At the age of 90 the artist still paints daily from his home, nestled within a steep valley in the Cotswolds, where he contemplates canvases two at a time, until that moment at which he decides the works are ready to leave the studio. The new paintings are rendered in sunny shades of pastel colours with a prevalence of blues, teals and turquoises, balanced between abstract lyricism and evocations of natural phenomena, all with a view to their ultimate expression of some lived feeling, inexplicable to Joseph in any other way than through his paintings.

Often inspired by nature and classical architecture, he approaches his paintings with a consistent conceptual practice similar to that of an architect’s draft.

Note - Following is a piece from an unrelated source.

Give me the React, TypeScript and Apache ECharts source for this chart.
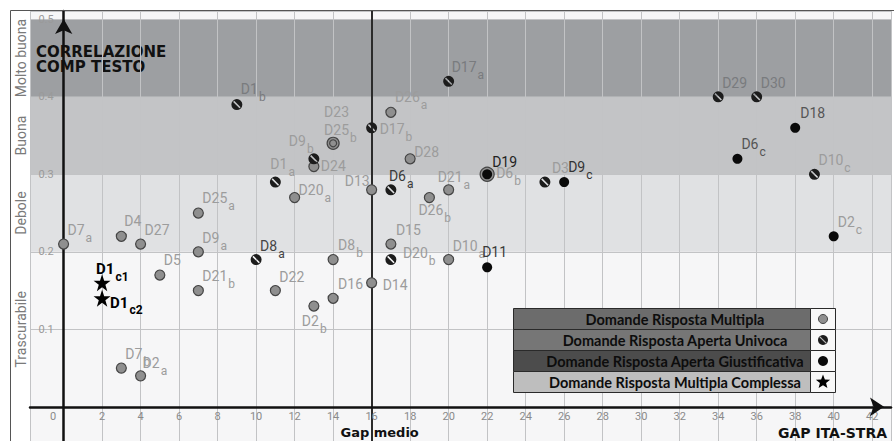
import React, { useEffect, useRef } from 'react';
import * as echarts from 'echarts';

// ---------------- DATA ----------------
// Domande Risposta Multipla
const multiplaNames = ['D7_a', 'D4', 'D27', 'D25_a', 'D9_a', 'D5', 'D21_b', 'D22', 'D2_b', 'D16', 'D14', 'D8_b', 'D15', 'D10_a', 'D21_a', 'D26_b', 'D28', 'D13', 'D6_b', 'D20_a', 'D24', 'D25_b', 'D23', 'D26_a', 'D7_b', 'D2_a'];
const multiplaGap = [0, 3, 4, 7, 7, 5, 7, 11, 13, 14, 16, 14, 17, 20, 20, 19, 18, 16, 22, 12, 13, 14, 14, 17, 3, 4];
const multiplaCorr = [0.21, 0.22, 0.21, 0.25, 0.20, 0.17, 0.15, 0.15, 0.13, 0.14, 0.16, 0.19, 0.21, 0.19, 0.28, 0.27, 0.32, 0.28, 0.30, 0.27, 0.31, 0.34, 0.34, 0.38, 0.05, 0.04];

// Domande Risposta Aperta Univoca
const univocaNames = ['D1_b', 'D1_a', 'D9_b', 'D17_b', 'D17_a', 'D6_a', 'D3', 'D29', 'D30', 'D10_c', 'D8_a', 'D20_b'];
const univocaGap = [9, 11, 13, 16, 20, 17, 25, 34, 36, 39, 10, 17];
const univocaCorr = [0.39, 0.29, 0.32, 0.36, 0.42, 0.28, 0.29, 0.40, 0.40, 0.30, 0.19, 0.19];

// Domande Risposta Aperta Giustificativa
const giustNames = ['D19', 'D9_c', 'D18', 'D6_c', 'D2_c', 'D11'];
const giustGap = [22, 26, 38, 35, 40, 22];
const giustCorr = [0.30, 0.29, 0.36, 0.32, 0.22, 0.18];

// Domande Risposta Multipla Complessa
const complNames = ['D1_c1', 'D1_c2'];
const complGap = [2, 2];
const complCorr = [0.16, 0.14];

const bandNames = ['Trascurabile', 'Debole', 'Buona', 'Molto buona'];
const bandLimits = [0, 0.2, 0.3, 0.4, 0.5];
const legendNames = ['Domande Risposta Multipla', 'Domande Risposta Aperta Univoca', 'Domande Risposta Aperta Giustificativa', 'Domande Risposta Multipla Complessa'];
const gapMedio = 16;
const titleText = 'CORRELAZIONE\nCOMP TESTO';
const xName = 'GAP ITA-STRA';
const gapMedioName = 'Gap medio';

// ---------------- LAYOUT / STYLE ----------------
const GRID_LEFT = 30, GRID_TOP = 11, W = 894, H = 441;
const X_MIN = -1.744;
const X_MAX = 42.976;
const Y_MIN = -0.0441;
const Y_MAX = 0.5107;
// offsets that bring each axis line to the other axis' zero
const X_AXIS_OFFSET = -((0 - Y_MIN) / (Y_MAX - Y_MIN)) * (H - GRID_TOP);
const Y_AXIS_OFFSET = -((0 - X_MIN) / (X_MAX - X_MIN)) * (W - GRID_LEFT);

// label placement: [dx, dy of main text centre, align]
const labelPlace: Record<string, [number, number, string?]> = {
  D7_a: [4, -13], D4: [3, -14], D27: [4, -13], D25_a: [4, -14], D9_a: [4, -13], D5: [4, -14],
  D21_b: [4, -14], D22: [4, -13], D2_b: [-12, 16], D16: [5, -13], D14: [11, 3], D8_b: [5, -14],
  D15: [5, -13], D10_a: [4, -13], D21_a: [-11, -12], D26_b: [-11, 13], D28: [4, -6],
  D13: [-2, -8, 'right'], D6_b: [9, 0], D20_a: [4, -7], D24: [7, 0], D25_b: [-9, -12],
  D23: [-9, -30], D26_a: [4, -14], D7_b: [4, -13], D2_a: [2, -12],
  D1_b: [4, -15], D1_a: [-5, -17], D9_b: [-25, -17], D17_b: [8, 2], D17_a: [3, -13],
  D6_a: [-2, -13], D3: [7, -13], D29: [4, -13], D30: [4, -13], D10_c: [4, -13], D8_a: [4, -13],
  D20_b: [12, -6],
  D19: [5, -11], D9_c: [4, -14], D18: [5, -14], D6_c: [4, -14], D2_c: [4, -13], D11: [-5, -14],
  D1_c1: [-6, -13], D1_c2: [8, 5],
};
const labelColor: Record<string, string> = {
  D19: '#222', D9_c: '#333', D6_a: '#3a3a3a', D8_a: '#444', D11: '#3a3a3a', D18: '#555',
  D6_c: '#555', D1_c1: '#000', D1_c2: '#000',
  D1_b: '#797b7e', D17_a: '#797b7e', D29: '#797b7e', D30: '#797b7e',
};
const symbolSizeOverride: Record<string, number> = { D6_b: 14, D25_b: 12, D23: 7 };

const univocaSymbol = 'path://M0,5A5,5,0,1,1,10,5A5,5,0,1,1,0,5Z M1.6,2.6L7.4,8.4L8.4,7.4L2.6,1.6Z';
const starSymbol = 'path://M50,0L62,35L99,35L69,57L80,93L50,71L20,93L31,57L1,35L38,35Z';

function makeItems(names: string[], xs: number[], ys: number[]) {
  return names.map((n, i) => {
    const parts = n.split('_');
    const main = parts[0];
    const sub = parts[1];
    const p = labelPlace[n] || [4, -13];
    const color = labelColor[n] || '#9c9c9c';
    const big = n.startsWith('D1_c');
    const item: any = {
      name: n,
      value: [xs[i], ys[i]],
      label: {
        show: true,
        position: 'inside',
        align: p[2] || 'left',
        verticalAlign: 'top',
        offset: [p[0], p[1] - 8],
        color,
        textBorderWidth: 0,
        formatter: sub ? `{m|${main}}{s|${sub}}` : `{m|${main}}`,
        rich: {
          m: { fontFamily: 'Roboto', fontSize: big ? 15 : 14, lineHeight: 16, verticalAlign: 'top', color, fontWeight: big ? 'bold' : 'normal' },
          s: { fontFamily: 'Roboto', fontSize: 12, lineHeight: 12, verticalAlign: 'top', padding: [9, 0, 0, 1], color, fontWeight: big ? 'bold' : 'normal' },
        },
      },
    };
    if (symbolSizeOverride[n]) item.symbolSize = symbolSizeOverride[n];
    return item;
  });
}

function starPoints(cx: number, cy: number, R: number, r: number) {
  const pts: number[][] = [];
  for (let i = 0; i < 10; i++) {
    const a = -Math.PI / 2 + (i * Math.PI) / 5;
    const rad = i % 2 === 0 ? R : r;
    pts.push([cx + rad * Math.cos(a), cy + rad * Math.sin(a)]);
  }
  return pts;
}

const bandColors = ['rgba(0,0,0,0)', '#e0e1e3', '#c3c4c6', '#9d9fa2'];

export default function App() {
  const ref = useRef<HTMLDivElement>(null);
  useEffect(() => {
    const chart = echarts.init(ref.current!, null, { renderer: 'svg' });
    const option: any = {
      animation: false,
      backgroundColor: '#ffffff',
      grid: { left: GRID_LEFT, right: 0, top: GRID_TOP, bottom: 0, show: true, backgroundColor: '#f6f6f7', borderWidth: 0 },
      xAxis: {
        type: 'value',
        min: X_MIN,
        max: X_MAX,
        minInterval: 2,
        maxInterval: 2,
        z: 2,
        offset: X_AXIS_OFFSET,
        axisLine: { onZero: false, lineStyle: { color: '#111', width: 2.5 }, symbol: ['none', 'arrow'], symbolSize: [14, 14], symbolOffset: [0, -7] },
        axisTick: { show: false },
        splitLine: { show: true, lineStyle: { color: '#c2c3c5', width: 1 } },
        axisLabel: {
          margin: 4,
          color: '#8a8a8a',
          fontSize: 11,
          fontFamily: 'Roboto',
          formatter: (v: number) => {
            if (Math.abs(v - Math.round(v / 2) * 2) > 1e-6) return '';
            if (Math.abs(v) < 1e-9) return '{z|0}';
            return String(Math.round(v));
          },
          rich: { z: { padding: [0, 21, 0, 0], color: '#8a8a8a', fontSize: 11, fontFamily: 'Roboto' } },
        },
      },
      yAxis: {
        type: 'value',
        min: Y_MIN,
        max: Y_MAX,
        minInterval: 0.1,
        maxInterval: 0.1,
        z: 2,
        offset: Y_AXIS_OFFSET,
        axisLine: { onZero: false, lineStyle: { color: '#111', width: 2.5 }, symbol: ['none', 'arrow'], symbolSize: [13, 15], symbolOffset: [0, -8] },
        axisTick: { show: false },
        splitLine: { show: true, lineStyle: { color: '#c2c3c5', width: 1 } },
        axisLabel: {
          margin: 10,
          color: '#9a9a9a',
          fontSize: 11,
          fontFamily: 'Roboto',
          formatter: (v: number) => {
            const k = Math.round(v * 10);
            if (Math.abs(v * 10 - k) > 1e-6 || k === 0) return '';
            return (k / 10).toFixed(1);
          },
        },
      },
      series: [
        {
          type: 'scatter',
          name: legendNames[0],
          z: 3,
          symbol: 'circle',
          symbolSize: 10,
          itemStyle: { color: '#8f8f8f', borderColor: '#444', borderWidth: 1.2, opacity: 1 },
          data: makeItems(multiplaNames, multiplaGap, multiplaCorr),
          markArea: {
            silent: true,
            z: 1,
            data: bandLimits.slice(0, 4).map((lo, i) => [
              { yAxis: lo, itemStyle: { color: bandColors[i] } },
              { yAxis: bandLimits[i + 1] },
            ]).filter((_, i) => i > 0),
          },
          markLine: {
            silent: true,
            z: 2,
            symbol: ['none', 'none'],
            label: { show: false },
            lineStyle: { color: '#2b2b2b', width: 2, type: 'solid' },
            data: [{ xAxis: gapMedio }],
          },
        },
        {
          type: 'scatter',
          name: legendNames[1],
          z: 3,
          symbol: univocaSymbol,
          symbolSize: 11,
          itemStyle: { color: '#1c1c1c', opacity: 1 },
          data: makeItems(univocaNames, univocaGap, univocaCorr),
        },
        {
          type: 'scatter',
          name: legendNames[2],
          z: 3,
          symbol: 'circle',
          symbolSize: 10,
          itemStyle: { color: '#0a0a0a', opacity: 1 },
          data: makeItems(giustNames, giustGap, giustCorr),
        },
        {
          type: 'scatter',
          name: legendNames[3],
          z: 3,
          symbol: starSymbol,
          symbolSize: 17,
          itemStyle: { color: '#000', opacity: 1 },
          data: makeItems(complNames, complGap, complCorr),
        },
      ],
    };
    chart.setOption(option);

    const px = (x: number, y: number) => chart.convertToPixel({ gridIndex: 0 } as any, [x, y]) as number[];
    const elements: any[] = [];
    // frame
    elements.push({ type: 'rect', z: 20, silent: true, shape: { x: 10.5, y: 10.5, width: 900, height: 450 }, style: { fill: 'none', stroke: '#555', lineWidth: 1 } });
    // title
    elements.push({ type: 'text', z: 1, x: 36, y: 44, style: { text: titleText, font: 'bold 15px "DejaVu Sans"', fill: '#111', lineHeight: 15, align: 'left', verticalAlign: 'top' } });
    // band labels
    bandNames.forEach((b, i) => {
      const p = px(0, (bandLimits[i] + bandLimits[i + 1]) / 2);
      elements.push({ type: 'text', z: 5, x: 21, y: p[1], rotation: Math.PI / 2, style: { text: b, font: '14px Roboto', fill: '#7a7a7a', align: 'center', verticalAlign: 'middle' } });
    });
    // axis names
    const pg = px(gapMedio, 0);
    elements.push({ type: 'text', z: 5, x: pg[0] + 8, y: 432, style: { text: gapMedioName, font: 'bold 13px "DejaVu Sans"', fill: '#111', align: 'center', verticalAlign: 'middle' } });
    elements.push({ type: 'text', z: 5, x: 887, y: 433, style: { text: xName, font: 'bold 14px "DejaVu Sans"', fill: '#111', align: 'right', verticalAlign: 'middle' } });
    // legend table
    const lx0 = 513, lx1 = 810, lx2 = 835, ly0 = 308, rowH = 21;
    const rowFill = ['#6c6c6c', '#767676', '#4c4c4c', '#bebebe'];
    legendNames.forEach((n, i) => {
      const y = ly0 + i * rowH;
      elements.push({ type: 'rect', z: 10, shape: { x: lx0 + 0.5, y: y + 0.5, width: lx1 - lx0, height: rowH }, style: { fill: rowFill[i], stroke: '#2a2a2a', lineWidth: 1 } });
      elements.push({ type: 'rect', z: 10, shape: { x: lx1 + 0.5, y: y + 0.5, width: lx2 - lx1, height: rowH }, style: { fill: '#f8f8f8', stroke: '#2a2a2a', lineWidth: 1 } });
      elements.push({ type: 'text', z: 11, x: 675, y: y + rowH / 2 + 1, style: { text: n, font: 'bold 14.5px Lato', fill: '#0d0d0d', align: 'center', verticalAlign: 'middle' } });
      const cx = (lx1 + lx2) / 2 + 0.5, cy = y + rowH / 2 + 0.5;
      if (i === 0) {
        elements.push({ type: 'circle', z: 11, shape: { cx, cy, r: 4.5 }, style: { fill: '#8f8f8f', stroke: '#444', lineWidth: 1 } });
      } else if (i === 1) {
        elements.push({ type: 'circle', z: 11, shape: { cx, cy, r: 5 }, style: { fill: '#1c1c1c' } });
        elements.push({ type: 'line', z: 12, shape: { x1: cx - 3.2, y1: cy - 3.2, x2: cx + 3.2, y2: cy + 3.2 }, style: { stroke: '#bbb', lineWidth: 1.2 } });
      } else if (i === 2) {
        elements.push({ type: 'circle', z: 11, shape: { cx, cy, r: 5 }, style: { fill: '#0a0a0a' } });
      } else {
        elements.push({ type: 'polygon', z: 11, shape: { points: starPoints(cx, cy, 7.5, 3.2) }, style: { fill: '#000' } });
      }
    });
    chart.setOption({ graphic: { elements } });
    return () => chart.dispose();
  }, []);
  return <div ref={ref} style={{ position: 'absolute', left: 0, top: 0, width: 894, height: 441 }} />;
}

Joseph begins his paintings by studying off-cuts of coloured paper and canvas. In these pieces he works to select two or more tonalities that he finds complement or create an interesting juxtaposition with another. Using this “sketch” he then mixes paint to the same colour as the study, applying it to the canvas in washes of translucent colour. As Joseph notes, “For me, it’s like an architect who makes a drawing on paper in two dimensions and then realises the vision in real space.” The paintings in the exhibition will be accompanied by a selection of these studies, demonstrating Joseph’s process.

Writing on the artist’s new works in a recent catalogue, the New York-based critic and curator Alex Bacon describes: “This sense of things coming together and falling apart, in constant motion while still expressing an ultimate impression of balance and stability is what captivates us when looking at Joseph’s recent work. It is also how I imagine – even if he works intuitively – the artist judges the success or failures of his paintings. Even if there are intellectual issues to be gleaned from these formal considerations, we must start there, with the terms set out by the paintings. To begin with, these means, and our experience of them as viewers, are unabashedly romantic – insofar as they suggest the tone, rather than the shape, of our sensate experience of the world.”

Lisson Gallery is one of the most influential and longest-running international contemporary art galleries in the world. Today the gallery supports and develops 61 international artists across two exhibition spaces in London and two in New York. Established in 1967 by Nicholas Logsdail, Lisson Gallery pioneered the early careers of important Minimal and Conceptual artists, such as Art & Language, Carl Andre, Daniel Buren, Donald Judd, John Latham, Sol LeWitt, Richard Long and Robert Ryman among many others. It still works with many of these artists as well as other artists of that generation from Carmen Herrera to the renowned estates of Leon Polk Smith, Ted Stamm and Roy Colmer.

In its second decade the gallery introduced significant British sculptors to the public for the first time, including Tony Cragg, Richard Deacon, Anish Kapoor, Shirazeh Houshiary and Julian Opie. Since 2000, the gallery has gone on to represent many more leading international artists such as Marina Abramović, Ai Weiwei, John Akomfrah, Susan Hiller and Tatsuo Miyajima. It is also responsible for raising the international profile of a younger generation of artists led by Cory Arcangel, Nathalie Djurberg & Hans Berg, Ryan Gander, Haroon Mirza, Laure Prouvost, Pedro Reyes and Wael Shawky.